ECLI:NL:RBDHA:2024:10764
Rechtbank Den Haag
- Eerste aanleg - enkelvoudig
- Rechtspraak.nl
Bewaring en voortduren van de maatregel in het bestuursrecht; nationaliteitseisen en uitzettingsprocedures
In deze zaak heeft de Rechtbank Den Haag op 11 juli 2024 uitspraak gedaan in een bestuursrechtelijke procedure betreffende de maatregel van bewaring van eiser, die van Marokkaanse nationaliteit is. Eiser heeft betoogd dat hij van Algerijnse afkomst is en dat de minister van Asiel en Migratie onvoldoende voortvarend handelt in zijn uitzettingsprocedure. De rechtbank heeft vastgesteld dat de minister op 15 februari 2024 de maatregel van bewaring heeft opgelegd op basis van de Vreemdelingenwet 2000. Eiser heeft hiertegen beroep ingesteld en verzocht om schadevergoeding. Tijdens de zitting op 5 juli 2024 is eiser verschenen, bijgestaan door een waarnemend gemachtigde, en heeft de rechtbank het onderzoek gesloten.
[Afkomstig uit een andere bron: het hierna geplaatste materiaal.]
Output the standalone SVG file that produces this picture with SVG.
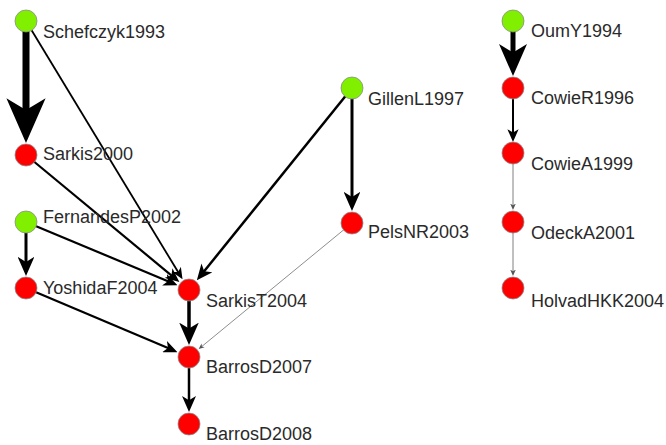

De rechtbank heeft in haar overwegingen benadrukt dat de maatregel van bewaring eerder is getoetst en dat de minister voldoende voortvarend handelt. De rechtbank oordeelt dat het door eiser overgelegde document, waarin hij zijn Algerijnse afkomst claimt, onvoldoende is om de nationaliteit te bevestigen. De rechtbank concludeert dat de minister terecht geen aanleiding heeft gezien om een lp-traject bij Algerije op te starten. Eiser heeft niet de benodigde medewerking verleend voor zijn uitzetting naar Marokko, en de rechtbank oordeelt dat er geen belemmeringen zijn voor de uitzetting binnen een redelijke termijn.
De rechtbank verklaart het beroep ongegrond en wijst het verzoek om schadevergoeding af. Er is geen aanleiding voor een proceskostenveroordeling. Deze uitspraak is openbaar gemaakt en er staat geen rechtsmiddel open tegen deze beslissing.